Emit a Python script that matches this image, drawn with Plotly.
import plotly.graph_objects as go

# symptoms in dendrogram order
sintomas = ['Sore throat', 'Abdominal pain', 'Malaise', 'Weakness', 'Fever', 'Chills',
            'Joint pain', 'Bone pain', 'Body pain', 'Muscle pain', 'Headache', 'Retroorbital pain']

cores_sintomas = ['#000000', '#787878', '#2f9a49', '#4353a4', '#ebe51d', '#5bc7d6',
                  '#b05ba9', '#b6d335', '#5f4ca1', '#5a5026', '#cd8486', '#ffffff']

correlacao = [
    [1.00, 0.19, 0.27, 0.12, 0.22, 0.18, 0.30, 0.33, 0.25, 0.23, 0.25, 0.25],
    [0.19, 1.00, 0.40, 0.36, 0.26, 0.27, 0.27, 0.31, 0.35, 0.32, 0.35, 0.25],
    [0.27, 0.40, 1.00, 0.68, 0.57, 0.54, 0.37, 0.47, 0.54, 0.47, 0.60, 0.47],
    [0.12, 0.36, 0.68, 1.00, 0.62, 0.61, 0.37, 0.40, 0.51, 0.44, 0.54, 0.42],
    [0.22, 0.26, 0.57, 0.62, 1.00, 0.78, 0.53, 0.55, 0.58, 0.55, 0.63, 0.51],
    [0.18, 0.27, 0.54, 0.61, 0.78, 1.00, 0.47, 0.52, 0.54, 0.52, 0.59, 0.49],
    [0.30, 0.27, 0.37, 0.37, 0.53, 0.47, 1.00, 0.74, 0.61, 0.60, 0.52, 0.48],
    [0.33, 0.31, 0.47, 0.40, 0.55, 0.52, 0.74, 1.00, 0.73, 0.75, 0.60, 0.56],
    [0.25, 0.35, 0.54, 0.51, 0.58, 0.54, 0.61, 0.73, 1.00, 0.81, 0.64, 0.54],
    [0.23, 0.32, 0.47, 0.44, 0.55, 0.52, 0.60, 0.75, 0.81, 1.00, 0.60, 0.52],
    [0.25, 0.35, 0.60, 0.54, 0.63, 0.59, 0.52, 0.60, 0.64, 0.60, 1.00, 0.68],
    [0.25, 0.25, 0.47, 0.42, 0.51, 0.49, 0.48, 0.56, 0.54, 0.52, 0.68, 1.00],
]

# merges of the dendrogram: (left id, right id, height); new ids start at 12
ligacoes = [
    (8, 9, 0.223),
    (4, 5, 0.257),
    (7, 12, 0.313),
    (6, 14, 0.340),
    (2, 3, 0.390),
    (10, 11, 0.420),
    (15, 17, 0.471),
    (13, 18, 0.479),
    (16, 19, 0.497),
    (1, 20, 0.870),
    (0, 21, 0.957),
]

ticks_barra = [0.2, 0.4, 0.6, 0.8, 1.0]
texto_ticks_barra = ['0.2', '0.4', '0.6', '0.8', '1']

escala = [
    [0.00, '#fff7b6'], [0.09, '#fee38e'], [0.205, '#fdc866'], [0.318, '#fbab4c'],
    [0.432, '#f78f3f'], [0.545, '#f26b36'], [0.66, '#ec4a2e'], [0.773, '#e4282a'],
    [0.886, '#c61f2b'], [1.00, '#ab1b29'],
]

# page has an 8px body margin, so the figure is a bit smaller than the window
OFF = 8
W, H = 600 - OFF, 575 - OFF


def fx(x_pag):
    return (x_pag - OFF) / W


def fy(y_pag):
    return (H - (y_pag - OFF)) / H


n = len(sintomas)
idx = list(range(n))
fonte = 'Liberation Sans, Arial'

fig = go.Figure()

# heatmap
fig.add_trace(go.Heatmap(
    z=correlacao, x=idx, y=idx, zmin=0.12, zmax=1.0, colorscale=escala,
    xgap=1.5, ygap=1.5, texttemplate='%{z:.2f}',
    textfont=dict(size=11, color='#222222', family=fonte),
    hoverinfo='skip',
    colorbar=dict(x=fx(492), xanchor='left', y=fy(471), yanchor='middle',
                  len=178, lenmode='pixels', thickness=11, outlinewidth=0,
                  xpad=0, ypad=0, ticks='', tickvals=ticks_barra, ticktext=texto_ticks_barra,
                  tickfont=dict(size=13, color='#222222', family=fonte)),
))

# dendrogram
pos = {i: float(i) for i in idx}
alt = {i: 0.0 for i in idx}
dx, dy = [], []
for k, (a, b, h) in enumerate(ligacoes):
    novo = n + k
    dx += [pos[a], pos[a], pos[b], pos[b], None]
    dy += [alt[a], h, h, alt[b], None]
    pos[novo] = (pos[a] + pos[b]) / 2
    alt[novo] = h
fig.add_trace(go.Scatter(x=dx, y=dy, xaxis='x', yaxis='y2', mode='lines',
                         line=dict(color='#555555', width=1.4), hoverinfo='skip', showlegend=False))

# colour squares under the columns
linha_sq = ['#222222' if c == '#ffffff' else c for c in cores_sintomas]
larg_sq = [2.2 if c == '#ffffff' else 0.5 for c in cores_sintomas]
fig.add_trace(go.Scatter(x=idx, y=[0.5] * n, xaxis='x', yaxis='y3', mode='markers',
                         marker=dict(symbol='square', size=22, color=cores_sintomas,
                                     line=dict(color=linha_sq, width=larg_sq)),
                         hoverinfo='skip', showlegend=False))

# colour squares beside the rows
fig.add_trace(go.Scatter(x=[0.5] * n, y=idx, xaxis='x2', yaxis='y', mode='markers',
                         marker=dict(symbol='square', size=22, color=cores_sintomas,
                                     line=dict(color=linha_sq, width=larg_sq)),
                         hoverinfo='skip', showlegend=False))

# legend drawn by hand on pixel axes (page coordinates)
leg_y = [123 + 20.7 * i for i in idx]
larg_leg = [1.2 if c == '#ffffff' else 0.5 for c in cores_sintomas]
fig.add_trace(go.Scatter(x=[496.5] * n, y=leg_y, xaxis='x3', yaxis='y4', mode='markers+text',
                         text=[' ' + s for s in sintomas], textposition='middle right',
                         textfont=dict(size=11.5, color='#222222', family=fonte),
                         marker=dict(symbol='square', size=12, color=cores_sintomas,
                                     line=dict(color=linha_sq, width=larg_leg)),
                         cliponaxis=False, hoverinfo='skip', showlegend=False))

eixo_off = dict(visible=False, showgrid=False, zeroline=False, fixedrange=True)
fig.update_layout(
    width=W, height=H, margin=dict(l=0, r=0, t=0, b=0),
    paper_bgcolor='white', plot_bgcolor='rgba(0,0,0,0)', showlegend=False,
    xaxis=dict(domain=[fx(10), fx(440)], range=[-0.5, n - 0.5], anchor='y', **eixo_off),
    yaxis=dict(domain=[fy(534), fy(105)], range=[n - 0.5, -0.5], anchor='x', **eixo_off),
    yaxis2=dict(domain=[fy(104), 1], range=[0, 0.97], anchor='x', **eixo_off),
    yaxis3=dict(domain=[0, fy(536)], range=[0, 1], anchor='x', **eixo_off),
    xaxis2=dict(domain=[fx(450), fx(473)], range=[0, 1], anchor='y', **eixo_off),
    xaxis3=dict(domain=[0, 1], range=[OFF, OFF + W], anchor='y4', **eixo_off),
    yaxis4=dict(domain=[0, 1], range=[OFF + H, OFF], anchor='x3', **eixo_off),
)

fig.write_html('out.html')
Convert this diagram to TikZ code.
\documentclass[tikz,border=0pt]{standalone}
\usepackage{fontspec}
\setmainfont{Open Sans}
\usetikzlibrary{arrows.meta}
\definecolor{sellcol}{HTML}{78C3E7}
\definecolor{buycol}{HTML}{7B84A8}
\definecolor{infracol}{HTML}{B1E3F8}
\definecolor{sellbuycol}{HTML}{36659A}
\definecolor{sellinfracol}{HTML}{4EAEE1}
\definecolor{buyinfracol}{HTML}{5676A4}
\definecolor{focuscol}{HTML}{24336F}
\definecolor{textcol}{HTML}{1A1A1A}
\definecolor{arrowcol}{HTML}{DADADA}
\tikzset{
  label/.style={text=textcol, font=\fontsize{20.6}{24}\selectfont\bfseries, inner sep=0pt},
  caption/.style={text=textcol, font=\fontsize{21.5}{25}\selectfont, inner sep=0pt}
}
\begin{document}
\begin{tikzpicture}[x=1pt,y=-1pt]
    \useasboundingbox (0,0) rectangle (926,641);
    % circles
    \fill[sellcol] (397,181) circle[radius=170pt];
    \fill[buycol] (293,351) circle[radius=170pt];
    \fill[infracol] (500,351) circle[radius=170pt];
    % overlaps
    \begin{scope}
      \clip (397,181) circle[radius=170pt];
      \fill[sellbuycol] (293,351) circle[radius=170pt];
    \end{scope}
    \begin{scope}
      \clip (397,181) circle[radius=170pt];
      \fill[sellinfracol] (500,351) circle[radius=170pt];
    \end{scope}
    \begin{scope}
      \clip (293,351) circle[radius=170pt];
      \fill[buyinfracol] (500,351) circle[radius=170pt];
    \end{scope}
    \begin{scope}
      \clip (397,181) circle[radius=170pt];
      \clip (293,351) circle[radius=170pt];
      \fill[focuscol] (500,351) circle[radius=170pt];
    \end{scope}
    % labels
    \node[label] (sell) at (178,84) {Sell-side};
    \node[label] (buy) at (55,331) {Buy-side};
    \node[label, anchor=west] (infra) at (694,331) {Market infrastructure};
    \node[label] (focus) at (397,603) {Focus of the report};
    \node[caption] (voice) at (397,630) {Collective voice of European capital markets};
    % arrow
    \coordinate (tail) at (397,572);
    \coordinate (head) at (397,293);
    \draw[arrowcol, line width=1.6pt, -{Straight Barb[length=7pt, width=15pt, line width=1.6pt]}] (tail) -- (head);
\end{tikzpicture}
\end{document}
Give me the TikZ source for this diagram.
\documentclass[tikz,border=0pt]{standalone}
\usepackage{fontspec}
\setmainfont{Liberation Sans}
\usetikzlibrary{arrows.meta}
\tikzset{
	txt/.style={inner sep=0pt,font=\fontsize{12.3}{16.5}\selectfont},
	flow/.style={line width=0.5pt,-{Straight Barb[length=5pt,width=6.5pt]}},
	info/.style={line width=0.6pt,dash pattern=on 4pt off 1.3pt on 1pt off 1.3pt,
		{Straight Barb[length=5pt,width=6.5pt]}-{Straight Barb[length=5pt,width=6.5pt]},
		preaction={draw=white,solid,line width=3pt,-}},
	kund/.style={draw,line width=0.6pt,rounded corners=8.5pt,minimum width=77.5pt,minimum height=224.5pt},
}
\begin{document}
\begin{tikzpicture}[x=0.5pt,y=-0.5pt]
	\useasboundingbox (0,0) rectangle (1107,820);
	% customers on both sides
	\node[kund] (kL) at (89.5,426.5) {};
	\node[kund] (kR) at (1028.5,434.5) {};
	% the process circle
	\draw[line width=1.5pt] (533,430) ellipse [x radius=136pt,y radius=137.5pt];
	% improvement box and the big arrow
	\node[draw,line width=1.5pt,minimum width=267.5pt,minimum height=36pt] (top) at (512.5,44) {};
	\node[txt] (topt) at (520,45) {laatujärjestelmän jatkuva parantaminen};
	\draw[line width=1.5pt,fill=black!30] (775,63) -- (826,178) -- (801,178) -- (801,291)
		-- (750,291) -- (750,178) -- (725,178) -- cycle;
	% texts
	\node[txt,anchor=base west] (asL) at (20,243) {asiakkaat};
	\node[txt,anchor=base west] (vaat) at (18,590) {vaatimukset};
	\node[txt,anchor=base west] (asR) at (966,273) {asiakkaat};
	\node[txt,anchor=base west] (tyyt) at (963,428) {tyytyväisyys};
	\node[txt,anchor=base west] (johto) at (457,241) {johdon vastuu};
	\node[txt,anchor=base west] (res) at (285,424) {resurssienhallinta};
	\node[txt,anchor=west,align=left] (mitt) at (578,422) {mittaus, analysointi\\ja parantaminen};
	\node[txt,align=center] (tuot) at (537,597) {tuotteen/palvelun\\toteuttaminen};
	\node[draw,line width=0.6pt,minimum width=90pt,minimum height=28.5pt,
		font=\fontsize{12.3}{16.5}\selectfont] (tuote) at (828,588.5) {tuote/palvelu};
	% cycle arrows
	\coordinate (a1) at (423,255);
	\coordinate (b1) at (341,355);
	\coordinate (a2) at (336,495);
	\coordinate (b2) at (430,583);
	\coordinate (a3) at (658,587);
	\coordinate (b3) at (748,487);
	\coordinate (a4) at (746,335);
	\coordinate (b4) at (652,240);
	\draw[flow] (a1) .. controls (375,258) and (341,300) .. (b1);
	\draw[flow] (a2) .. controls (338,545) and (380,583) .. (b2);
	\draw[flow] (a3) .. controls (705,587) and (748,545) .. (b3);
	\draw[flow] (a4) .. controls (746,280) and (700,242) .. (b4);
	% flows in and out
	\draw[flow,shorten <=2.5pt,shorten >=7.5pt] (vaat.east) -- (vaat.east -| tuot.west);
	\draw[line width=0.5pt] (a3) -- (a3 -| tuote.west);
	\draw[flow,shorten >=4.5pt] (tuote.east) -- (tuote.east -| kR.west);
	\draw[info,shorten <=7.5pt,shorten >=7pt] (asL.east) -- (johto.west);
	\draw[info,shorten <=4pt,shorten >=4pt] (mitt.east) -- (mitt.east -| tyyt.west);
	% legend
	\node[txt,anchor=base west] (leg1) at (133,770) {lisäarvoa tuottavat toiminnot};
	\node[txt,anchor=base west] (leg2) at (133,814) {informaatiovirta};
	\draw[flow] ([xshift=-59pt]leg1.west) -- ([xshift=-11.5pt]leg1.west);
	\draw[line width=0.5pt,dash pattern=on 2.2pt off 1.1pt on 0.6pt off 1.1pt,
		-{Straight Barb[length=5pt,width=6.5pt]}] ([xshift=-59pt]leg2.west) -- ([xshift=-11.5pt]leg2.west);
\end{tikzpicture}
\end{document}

######

● Task instructions
Repeat verbatim the opening run of entries, ending with the line that contains "pain', 'Headache', 'Retroorbital pain']".

● Correct result
Emit a Python script that matches this image, drawn with Plotly.
import plotly.graph_objects as go

# symptoms in dendrogram order
sintomas = ['Sore throat', 'Abdominal pain', 'Malaise', 'Weakness', 'Fever', 'Chills',
            'Joint pain', 'Bone pain', 'Body pain', 'Muscle pain', 'Headache', 'Retroorbital pain']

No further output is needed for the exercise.